Jon Stone

poetry, collaborative writing

Jon was born in Derby in 1983, studied English Literature with Creative Writing in Norwich and currently lives in Whitechapel, London. He works part time as a court transcript editor (or scopist1, in US terminology), and has covered cases including the Leveson Inquiry and the Archer Inquiry into NHS Supplied Contaminated Blood and Blood Products.
For the other part of the time, he works mostly as a writer and small publisher. In 2005, he started the arts journal Fuselit alongside Kirsten Irving, and in 2009 the pair began publishing collaborative anthologies of poetry and illustration under the imprint Sidekick Books. As well as being an editor and occasional contributor to these books, Jon handles the design, copy writing and picture editing elements and builds and maintains the related websites.

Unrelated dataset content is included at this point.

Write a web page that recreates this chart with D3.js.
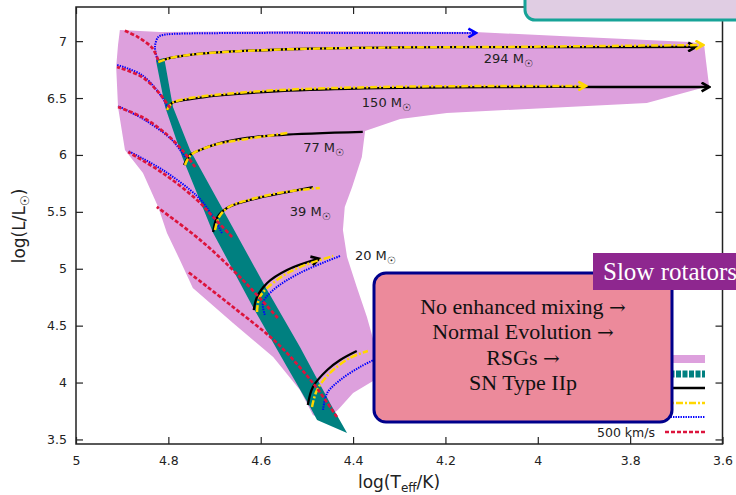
<!DOCTYPE html>
<html>
<head>
<meta charset="utf-8">
<script src="https://cdn.jsdelivr.net/npm/d3@7"></script>
<style>
  body { margin: 0; background: #fff; }
  svg { display: block; font-family: "DejaVu Sans", sans-serif; }
</style>
</head>
<body>
<svg id="canvas"></svg>
<script>
// tick values
let xTicks = [5, 4.8, 4.6, 4.4, 4.2, 4, 3.8, 3.6];
let yTicks = [3.5, 4, 4.5, 5, 5.5, 6, 6.5, 7];

// shaded region covered by all tracks, [logTeff, logL]
let envelope = [
  [4.905, 7.098], [4.818, 7.080], [4.515, 7.089], [4.136, 7.080], [3.952, 7.045],
  [3.670, 6.992], [3.640, 6.975], [3.636, 6.834], [3.629, 6.606], [3.764, 6.456],
  [4.197, 6.369], [4.298, 6.316], [4.374, 6.210], [4.381, 5.982], [4.402, 5.718],
  [4.418, 5.543], [4.422, 5.341], [4.413, 5.103], [4.392, 4.840], [4.370, 4.576],
  [4.353, 4.330], [4.346, 4.040], [4.400, 3.908], [4.433, 3.759], [4.461, 3.671],
  [4.487, 3.715], [4.515, 3.935], [4.573, 4.225], [4.660, 4.523], [4.747, 4.831],
  [4.775, 5.077], [4.803, 5.314], [4.822, 5.543], [4.855, 5.841], [4.894, 6.043],
  [4.909, 6.421], [4.913, 6.773], [4.909, 6.966]
];

// ZAMS band: blue edge top to bottom, then red edge bottom to top
let zamsLeft = [
  [4.827, 6.834], [4.807, 6.421], [4.770, 5.982], [4.703, 5.314], [4.617, 4.664],
  [4.543, 4.137], [4.493, 3.785], [4.478, 3.671], [4.413, 3.557]
];
let zamsRight = [
  [4.450, 3.820], [4.465, 3.935], [4.515, 4.312], [4.586, 4.813], [4.673, 5.455],
  [4.753, 6.043], [4.790, 6.421], [4.809, 6.852]
];

// tracks, one per mass: 294, 150, 77, 39, 20, 12
let blackTracks = [
  [[4.822, 6.817], [4.796, 6.852], [4.757, 6.878], [4.677, 6.905], [4.515, 6.931], [4.298, 6.945], [4.082, 6.947], [3.865, 6.948], [3.660, 6.949]],
  [[4.803, 6.395], [4.792, 6.456], [4.764, 6.483], [4.721, 6.509], [4.677, 6.527], [4.558, 6.562], [4.342, 6.588], [4.082, 6.597], [3.865, 6.597], [3.631, 6.597]],
  [[4.766, 5.912], [4.753, 6.000], [4.731, 6.043], [4.703, 6.087], [4.630, 6.149], [4.558, 6.175], [4.379, 6.202]],
  [[4.703, 5.323], [4.695, 5.446], [4.673, 5.534], [4.623, 5.604], [4.552, 5.666], [4.487, 5.718]],
  [[4.615, 4.637], [4.608, 4.752], [4.586, 4.875], [4.543, 4.989], [4.476, 5.086]],
  [[4.498, 3.803], [4.487, 3.961], [4.456, 4.110], [4.428, 4.198], [4.392, 4.277]]
];
let goldTracks = [
  [[4.822, 6.817], [4.796, 6.852], [4.757, 6.878], [4.677, 6.905], [4.515, 6.931], [4.298, 6.945], [4.082, 6.949], [3.865, 6.957], [3.644, 6.966]],
  [[4.803, 6.395], [4.792, 6.456], [4.764, 6.492], [4.721, 6.518], [4.677, 6.536], [4.558, 6.571], [4.342, 6.597], [4.082, 6.606], [3.898, 6.606]],
  [[4.764, 5.912], [4.751, 6.000], [4.701, 6.087], [4.630, 6.140], [4.541, 6.193]],
  [[4.699, 5.340], [4.690, 5.455], [4.669, 5.543], [4.619, 5.613], [4.547, 5.675], [4.472, 5.710]],
  [[4.608, 4.620], [4.602, 4.752], [4.565, 4.901], [4.515, 5.015], [4.443, 5.112]],
  [[4.489, 3.785], [4.478, 3.935], [4.450, 4.084], [4.407, 4.216], [4.368, 4.277]]
];
let blueTracks = [
  [[4.822, 6.817], [4.829, 6.949], [4.822, 7.036], [4.812, 7.054], [4.792, 7.063], [4.623, 7.072], [4.407, 7.072], [4.136, 7.072]],
  [[4.801, 6.413], [4.814, 6.509], [4.857, 6.702], [4.911, 6.790]],
  [[4.764, 5.982], [4.792, 6.131], [4.851, 6.307], [4.909, 6.430]],
  [[4.684, 5.314], [4.710, 5.499], [4.738, 5.639], [4.812, 5.868], [4.887, 6.035]],
  [[4.591, 4.594], [4.595, 4.699], [4.573, 4.813], [4.515, 4.963], [4.428, 5.112]],
  [[4.465, 3.759], [4.456, 3.908], [4.428, 4.022], [4.385, 4.137], [4.346, 4.216]]
];
let redTracks = [
  [[4.822, 6.834], [4.835, 6.940], [4.866, 7.036], [4.898, 7.098]],
  [[4.796, 6.413], [4.822, 6.553], [4.857, 6.685], [4.911, 6.773]],
  [[4.742, 5.894], [4.770, 6.043], [4.807, 6.193], [4.857, 6.333], [4.909, 6.421]],
  [[4.662, 5.279], [4.703, 5.455], [4.738, 5.604], [4.812, 5.841], [4.887, 6.026]],
  [[4.563, 4.567], [4.645, 4.927], [4.731, 5.253], [4.825, 5.543]],
  [[4.435, 3.697], [4.487, 3.996], [4.565, 4.348], [4.660, 4.664], [4.757, 4.971]]
];

// which tracks end with an arrow head
let blackArrows = [0, 1, 4];
let goldArrows = [0, 1];
let blueArrows = [0];

let massLabels = ["294", "150", "77", "39", "20"];
let labelAt = [[4.117, 6.808], [4.381, 6.421], [4.508, 6.026], [4.537, 5.464], [4.396, 5.077]];

let legendText = "500 km/s";
let boxLines = ["No enhanced mixing \u2192", "Normal Evolution \u2192", "RSGs \u2192", "SN Type IIp"];
let tagText = "Slow rotators";

let width = 736;
let height = 495;
let plotLeft = 76, plotRight = 722.5, plotTop = 7, plotBottom = 444;

let canvas = d3.select("#canvas").attr("width", width).attr("height", height);

let xScale = d3.scaleLinear().domain([5, 3.6]).range([plotLeft, plotRight]);
let yScale = d3.scaleLinear().domain([3.46, 7.30]).range([plotBottom, plotTop]);

let line = d3.line()
  .x((d) => xScale(d[0]))
  .y((d) => yScale(d[1]))
  .curve(d3.curveCatmullRom.alpha(0.5));

let closed = d3.line()
  .x((d) => xScale(d[0]))
  .y((d) => yScale(d[1]))
  .curve(d3.curveLinearClosed);

let defs = canvas.append("defs");
defs.append("clipPath").attr("id", "plot")
  .append("rect")
  .attr("x", plotLeft).attr("y", plotTop)
  .attr("width", plotRight - plotLeft).attr("height", plotBottom - plotTop);

let addArrow = (id, color) => {
  defs.append("marker")
    .attr("id", id)
    .attr("viewBox", "0 0 10 10")
    .attr("refX", 7).attr("refY", 5)
    .attr("markerUnits", "userSpaceOnUse")
    .attr("markerWidth", 11).attr("markerHeight", 11)
    .attr("orient", "auto")
    .append("path")
    .attr("d", "M1,1 L8,5 L1,9")
    .attr("fill", "none")
    .attr("stroke", color)
    .attr("stroke-width", 2.4);
};
addArrow("arrowBlack", "#000");
addArrow("arrowGold", "#ffd700");
addArrow("arrowBlue", "#0000ff");

let plot = canvas.append("g").attr("clip-path", "url(#plot)");

// envelope
plot.append("path")
  .attr("d", closed(envelope))
  .attr("fill", "#dda0dd");

// ZAMS band
plot.append("path")
  .attr("d", closed(zamsLeft.concat(zamsRight)))
  .attr("fill", "#008080");

let drawTracks = (tracks, color, widthPx, dash, arrows, marker) => {
  plot.append("g")
    .selectAll("path")
    .data(tracks)
    .enter()
    .append("path")
    .attr("d", line)
    .attr("fill", "none")
    .attr("stroke", color)
    .attr("stroke-width", widthPx)
    .attr("stroke-dasharray", dash)
    .attr("marker-end", (d, i) => (arrows.includes(i) ? "url(#" + marker + ")" : null));
};

drawTracks(blueTracks, "#0000ff", 2, "1.4 1.1", blueArrows, "arrowBlue");
drawTracks(blackTracks, "#000", 2.3, null, blackArrows, "arrowBlack");
drawTracks(goldTracks, "#ffd700", 2.5, "7 2 2 2", goldArrows, "arrowGold");
drawTracks(redTracks, "#dc143c", 2.7, "4 2", [], null);

// mass labels
let labels = canvas.append("g")
  .selectAll("text")
  .data(massLabels)
  .enter()
  .append("text")
  .attr("x", (d, i) => xScale(labelAt[i][0]))
  .attr("y", (d, i) => yScale(labelAt[i][1]))
  .attr("font-size", 13)
  .attr("fill", "#222");
labels.append("tspan").text((d) => d + " M");
labels.append("tspan").attr("dy", 4).attr("font-size", 10).text("\u2609");

// axes
let xAxis = d3.axisBottom(xScale).tickValues(xTicks).tickFormat(d3.format("~g"))
  .tickSizeInner(-7).tickSizeOuter(0).tickPadding(12);
let yAxis = d3.axisLeft(yScale).tickValues(yTicks).tickFormat(d3.format("~g"))
  .tickSizeInner(-7).tickSizeOuter(0).tickPadding(9);
let xTop = d3.axisTop(xScale).tickValues(xTicks).tickSizeInner(-7).tickSizeOuter(0).tickFormat("");
let yRight = d3.axisRight(yScale).tickValues(yTicks).tickSizeInner(-7).tickSizeOuter(0).tickFormat("");

let axes = [
  canvas.append("g").attr("transform", "translate(0," + plotBottom + ")").call(xAxis),
  canvas.append("g").attr("transform", "translate(" + plotLeft + ",0)").call(yAxis),
  canvas.append("g").attr("transform", "translate(0," + plotTop + ")").call(xTop),
  canvas.append("g").attr("transform", "translate(" + plotRight + ",0)").call(yRight)
];
axes.forEach((g) => {
  g.select(".domain").remove();
  g.selectAll("line").attr("stroke", "#222").attr("stroke-width", 1.2);
  g.selectAll("text").attr("font-family", "DejaVu Sans").attr("font-size", 12.5).attr("fill", "#222");
});

canvas.append("rect")
  .attr("x", plotLeft).attr("y", plotTop)
  .attr("width", plotRight - plotLeft).attr("height", plotBottom - plotTop)
  .attr("fill", "none")
  .attr("stroke", "#222")
  .attr("stroke-width", 1.5);

// axis titles
let xTitle = canvas.append("text")
  .attr("x", 399).attr("y", 488)
  .attr("text-anchor", "middle")
  .attr("font-size", 17)
  .attr("fill", "#222");
xTitle.append("tspan").text("log(T");
xTitle.append("tspan").attr("dy", 4).attr("font-size", 12).text("eff");
xTitle.append("tspan").attr("dy", -4).text("/K)");

let yTitle = canvas.append("text")
  .attr("transform", "translate(25,226) rotate(-90)")
  .attr("text-anchor", "middle")
  .attr("font-size", 17)
  .attr("fill", "#222");
yTitle.append("tspan").text("log(L/L");
yTitle.append("tspan").attr("dy", 4).attr("font-size", 12).text("\u2609");
yTitle.append("tspan").attr("dy", -4).text(")");

// legend samples (mostly under the note box)
let lx0 = 663, lx1 = 705;
canvas.append("rect").attr("x", lx0).attr("y", 355).attr("width", lx1 - lx0).attr("height", 8).attr("fill", "#dda0dd");
canvas.append("line").attr("x1", lx0).attr("x2", lx1).attr("y1", 374).attr("y2", 374)
  .attr("stroke", "#008080").attr("stroke-width", 7).attr("stroke-dasharray", "5 1.5");
canvas.append("line").attr("x1", lx0).attr("x2", lx1).attr("y1", 388).attr("y2", 388)
  .attr("stroke", "#000").attr("stroke-width", 2.3);
canvas.append("line").attr("x1", lx0).attr("x2", lx1).attr("y1", 403).attr("y2", 403)
  .attr("stroke", "#ffd700").attr("stroke-width", 2.5).attr("stroke-dasharray", "7 2 2 2");
canvas.append("line").attr("x1", lx0).attr("x2", lx1).attr("y1", 417).attr("y2", 417)
  .attr("stroke", "#0000ff").attr("stroke-width", 2).attr("stroke-dasharray", "1.4 1.1");
canvas.append("line").attr("x1", 665).attr("x2", lx1).attr("y1", 432).attr("y2", 432)
  .attr("stroke", "#dc143c").attr("stroke-width", 2.7).attr("stroke-dasharray", "4 2");
canvas.append("text")
  .attr("x", 655).attr("y", 437)
  .attr("text-anchor", "end")
  .attr("font-size", 12.5)
  .attr("fill", "#222")
  .text(legendText);

// note box
canvas.append("rect")
  .attr("x", 374).attr("y", 273).attr("width", 298).attr("height", 149).attr("rx", 12)
  .attr("fill", "#ec8a9b")
  .attr("stroke", "#00008b")
  .attr("stroke-width", 3);
let boxText = canvas.append("g")
  .selectAll("text")
  .data(boxLines)
  .enter()
  .append("text")
  .attr("x", 523)
  .attr("y", (d, i) => 314 + i * 25.3)
  .attr("text-anchor", "middle")
  .attr("font-family", "Liberation Serif, serif")
  .attr("font-size", 22)
  .attr("fill", "#111");
// words in the serif face, arrows in a face with a long arrow glyph
boxText.each(function (d) {
  let parts = d.split("\u2192");
  let t = d3.select(this);
  t.append("tspan").text(parts[0]);
  if (parts.length > 1) {
    t.append("tspan").attr("font-family", "DejaVu Serif").attr("font-size", 20).text("\u2192");
  }
});

// tag
canvas.append("rect")
  .attr("x", 593).attr("y", 253).attr("width", 160).attr("height", 37)
  .attr("fill", "#8e278f");
canvas.append("text")
  .attr("x", 603).attr("y", 280)
  .attr("font-family", "Liberation Serif, serif")
  .attr("font-size", 25)
  .attr("fill", "#fff")
  .text(tagText);

// box cut by the top edge
canvas.append("rect")
  .attr("x", 525).attr("y", -30).attr("width", 240).attr("height", 50).attr("rx", 10)
  .attr("fill", "#e0cde3")
  .attr("stroke", "#17a398")
  .attr("stroke-width", 3);
</script>
</body>
</html>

After being published in a wide range of journals and magazines (including a short story in Bizarre), he was highly commended in the 2009 National Poetry Competition, following which he has authored a variety of electronic and print pamphlets, some collaboratively, starting with Scarecrows (Happenstance, 2010). He was commended again in the 2011 National Poetry Competition and won a Society of Authors Eric Gregory Award in 2012. A full length collection, School of Forgery, was published by Salt in the same year and was a Poetry Book Society Summer Recommendation.
His poetry has also been included in numerous anthologies, including City State: New London Poetry (Penned in the Margins, 2009), The Best British Poetry 2011 (Salt, 2011), Split Screen (Red Squirrel Press, 2012) and Adventures in Form (Penned in the Margins, 2012), and he has written articles for the National Association of Writers in Education, Poetry News and Cereal: Geek, among others.
Jon has a keen interest in collaborative writing experiments. He conceived and put together the supplementary booklets that have been packaged with recent issues of Fuselit, including Chimerium, which allowed you to mix and match parts of poems by a variety of poets, and Telemorphics, in which Hugo Williams, Kathryn Simmonds, Emily Berry and others all 'translated' each other's work. This interest carries over into his work with Sidekick Books.
Jon also has a tentative sideline in illustration. In 2010, he produced illustrated poems as part of the inaugural exhibition at The Gopher Hole in Shoreditch, and in early 2011, he contributed to A New Face, a pan-European collaborative art project incorporating the work of over 220 artists over the span of a decade.